When I mention this to my contemporaries, they commiserate but are quick to point out that, on the plus side, they hardly ever have to shave their legs or underarms anymore. Such is not the case with me. It’s so unfair.

Monday, December 14, 2009

Don’t believe a thing I say…

…and don’t take that title literally either. I caution you though to listen with a grain of salt when I tell a tale from my long-ago past. While I, like many of my peers, can’t remember what I had for dinner yesterday or what movie I saw on TV a week ago, we’ve always seemed to be able to describe vividly things that happened to us 30, 40, and 50 years ago. Even events in childhood can leave a lifelong impression if they made us happy or were particularly upsetting.

But now, when I dredge out an old—very old—story or statement of fact (I thought) and it’s pointed out to me that I have the details wrong, I start doubting all of my memories.

A couple of weeks ago I had lunch with a high school friend. When our conversation got to our guilt over not getting the proper doses of physical activity, I recalled how my grammar school gym teacher called me and others who couldn’t do our chin-ups “motor morons.” I started to relate how that label affected me ever since, when my friend interrupted.

“That was our high school gym teacher, Mrs. [whatever her name was]. And I was a ‘motor moron’ too!” This friend had not gone to grammar school with me, and if she remembers being so labeled in high school, she must be right about when it occurred. I had been occasionally telling this story in recent years, and all this time I was blaming the wrong teacher. Although I’m over the motor moron accusation, now I’m worrying over what other memories my mind has screwed up.

Even more disconcerting are the times I start relating an incident of the past only to realize I can’t remember how it turned out, or in what order events occurred. When my best friend and I wrote a silly love letter using a fake name to Ricky Nelson, we taped two aspirins to the top of page two because, we wrote, “you may get a headache after reading this.” But did we actually mail it? (I used to know that, I swear.)
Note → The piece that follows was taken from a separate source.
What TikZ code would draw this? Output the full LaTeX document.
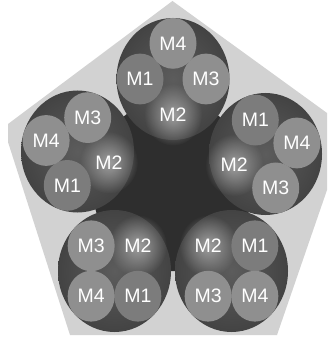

Sometimes I’ll get hung up long before the end of the story. I start to describe what I enjoyed most on Sesame Street while awaiting the birth of my first child, and then I remember reading recently that the wonderful PBS program debuted in 1969—when my daughters were 5 and 2. How can that be, when I’m picturing myself watching the show in our one-bedroom Skokie apartment, one hand on my mounded belly? If that memory is tangled up in my mind with another one, I suppose I’ll have to drop that bit of nostalgia from my repertoire.
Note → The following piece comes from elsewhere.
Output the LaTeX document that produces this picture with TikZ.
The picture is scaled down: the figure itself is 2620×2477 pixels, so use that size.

So, with the exception of my December 13 post on my reaction to Hebrew at five, I advise you to raise an eyebrow when I begin to reminisce. Listener beware: I think someone reshuffled the cards in this sixty-something brain.

Sunday, December 13, 2009

What makes a 5-year-old laugh—then and now?

Last night, at our Chanukah celebration, I watched one of my 5-year-old grandsons giggle softly as his father chanted the Hebrew blessing after lighting the candles for day two of the holiday. Although he’s heard these words many times before, this time it made him snicker. I didn’t get a chance to ask him if it was the words or something else that seemed funny, but it reminded me of an occasion long ago.
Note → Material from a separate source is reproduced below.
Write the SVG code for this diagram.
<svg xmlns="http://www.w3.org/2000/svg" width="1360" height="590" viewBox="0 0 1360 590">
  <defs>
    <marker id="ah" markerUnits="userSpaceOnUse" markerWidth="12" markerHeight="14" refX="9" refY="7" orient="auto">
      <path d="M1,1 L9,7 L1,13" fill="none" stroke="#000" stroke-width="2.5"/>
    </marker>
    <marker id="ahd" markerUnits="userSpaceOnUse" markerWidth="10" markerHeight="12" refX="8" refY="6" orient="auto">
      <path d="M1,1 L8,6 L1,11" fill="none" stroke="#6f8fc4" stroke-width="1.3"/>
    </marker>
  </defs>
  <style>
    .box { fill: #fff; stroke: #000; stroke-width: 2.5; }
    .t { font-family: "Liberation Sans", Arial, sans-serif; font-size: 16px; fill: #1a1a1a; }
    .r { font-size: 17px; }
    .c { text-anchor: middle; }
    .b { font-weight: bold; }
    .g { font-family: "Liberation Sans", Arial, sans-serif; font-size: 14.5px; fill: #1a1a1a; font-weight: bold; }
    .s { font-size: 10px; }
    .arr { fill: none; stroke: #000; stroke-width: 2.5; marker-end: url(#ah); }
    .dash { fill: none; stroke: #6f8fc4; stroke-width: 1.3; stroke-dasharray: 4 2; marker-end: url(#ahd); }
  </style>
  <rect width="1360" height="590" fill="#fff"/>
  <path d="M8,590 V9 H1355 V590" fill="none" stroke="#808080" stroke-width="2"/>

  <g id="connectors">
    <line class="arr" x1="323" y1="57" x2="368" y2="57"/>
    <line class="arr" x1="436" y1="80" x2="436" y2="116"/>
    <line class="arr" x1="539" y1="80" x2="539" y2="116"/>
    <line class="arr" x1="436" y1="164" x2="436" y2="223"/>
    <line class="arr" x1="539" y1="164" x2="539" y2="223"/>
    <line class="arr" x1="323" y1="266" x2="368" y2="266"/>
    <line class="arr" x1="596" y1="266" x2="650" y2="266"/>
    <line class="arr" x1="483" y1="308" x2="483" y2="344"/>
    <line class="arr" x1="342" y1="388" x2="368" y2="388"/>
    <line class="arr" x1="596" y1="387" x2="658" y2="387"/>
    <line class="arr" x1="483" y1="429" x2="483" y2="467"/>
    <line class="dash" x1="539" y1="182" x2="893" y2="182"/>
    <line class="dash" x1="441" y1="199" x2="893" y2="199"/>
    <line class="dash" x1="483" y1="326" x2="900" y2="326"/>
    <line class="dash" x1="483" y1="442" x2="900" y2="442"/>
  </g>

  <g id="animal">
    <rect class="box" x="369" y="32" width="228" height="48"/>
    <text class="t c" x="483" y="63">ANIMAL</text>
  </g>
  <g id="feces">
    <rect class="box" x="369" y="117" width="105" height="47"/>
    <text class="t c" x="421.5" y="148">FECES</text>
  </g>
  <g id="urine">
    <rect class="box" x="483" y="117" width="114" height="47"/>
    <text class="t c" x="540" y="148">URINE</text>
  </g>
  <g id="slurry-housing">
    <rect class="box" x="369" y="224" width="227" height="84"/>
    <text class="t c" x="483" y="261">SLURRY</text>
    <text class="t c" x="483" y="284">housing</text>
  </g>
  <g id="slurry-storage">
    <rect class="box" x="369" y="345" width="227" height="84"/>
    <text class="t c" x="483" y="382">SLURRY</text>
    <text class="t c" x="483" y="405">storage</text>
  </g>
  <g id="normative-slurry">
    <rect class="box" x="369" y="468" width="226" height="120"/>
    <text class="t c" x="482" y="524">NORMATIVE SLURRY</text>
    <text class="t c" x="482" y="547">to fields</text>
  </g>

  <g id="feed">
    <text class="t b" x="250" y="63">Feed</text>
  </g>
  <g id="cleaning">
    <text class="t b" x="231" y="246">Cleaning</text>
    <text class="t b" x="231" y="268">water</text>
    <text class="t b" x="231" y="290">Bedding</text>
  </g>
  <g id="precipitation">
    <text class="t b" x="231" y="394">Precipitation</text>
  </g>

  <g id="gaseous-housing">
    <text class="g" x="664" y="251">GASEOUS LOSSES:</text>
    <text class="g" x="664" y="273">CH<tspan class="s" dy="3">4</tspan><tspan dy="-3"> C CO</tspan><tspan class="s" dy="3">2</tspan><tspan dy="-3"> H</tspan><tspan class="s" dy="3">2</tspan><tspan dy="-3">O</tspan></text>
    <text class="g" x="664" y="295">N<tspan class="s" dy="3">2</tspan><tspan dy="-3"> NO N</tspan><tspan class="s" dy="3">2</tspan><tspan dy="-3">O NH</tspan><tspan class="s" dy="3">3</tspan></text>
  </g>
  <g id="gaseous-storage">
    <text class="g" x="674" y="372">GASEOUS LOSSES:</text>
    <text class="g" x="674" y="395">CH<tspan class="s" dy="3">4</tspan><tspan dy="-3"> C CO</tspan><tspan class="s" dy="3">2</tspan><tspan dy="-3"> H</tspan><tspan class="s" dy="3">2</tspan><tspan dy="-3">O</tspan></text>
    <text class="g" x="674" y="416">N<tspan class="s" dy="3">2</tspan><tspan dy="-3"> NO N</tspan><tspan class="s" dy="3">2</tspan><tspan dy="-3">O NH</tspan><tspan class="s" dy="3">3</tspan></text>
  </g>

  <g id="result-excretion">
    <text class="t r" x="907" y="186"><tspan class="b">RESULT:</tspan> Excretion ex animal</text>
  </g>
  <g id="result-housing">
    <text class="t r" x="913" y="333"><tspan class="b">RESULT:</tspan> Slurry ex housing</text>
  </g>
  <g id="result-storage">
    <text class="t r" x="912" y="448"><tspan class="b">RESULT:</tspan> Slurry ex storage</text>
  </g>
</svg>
I was also 5 years old, and I was attending my older cousin’s Bar Mitzvah party. He began reading his Torah portion aloud, in a sing-song voice, and it must have been my first taste of Hebrew because I thought it was the funniest string of “gibberish” I had ever heard. I began to giggle. The odd, alien syllables—some with a “ch” sound (not unlike throat-clearing)—were hilarious. My laughter must have been infectious because I heard my slightly older cousin next to me start to laugh too.

I have no recollection of my parents or other relatives shushing us, but someone probably did, with some serious scolding. After all, why would I remember this incident and not the dinner, dancing, gift-giving, and hugging of that night? But the important thing is that I did remember it. I also teased my cousin, now in his mid-70s, about it recently. I’m sure he was amused to find out that all I can recall about the momentous occasion of his “becoming a man” was that he spoke in (foreign) tongues.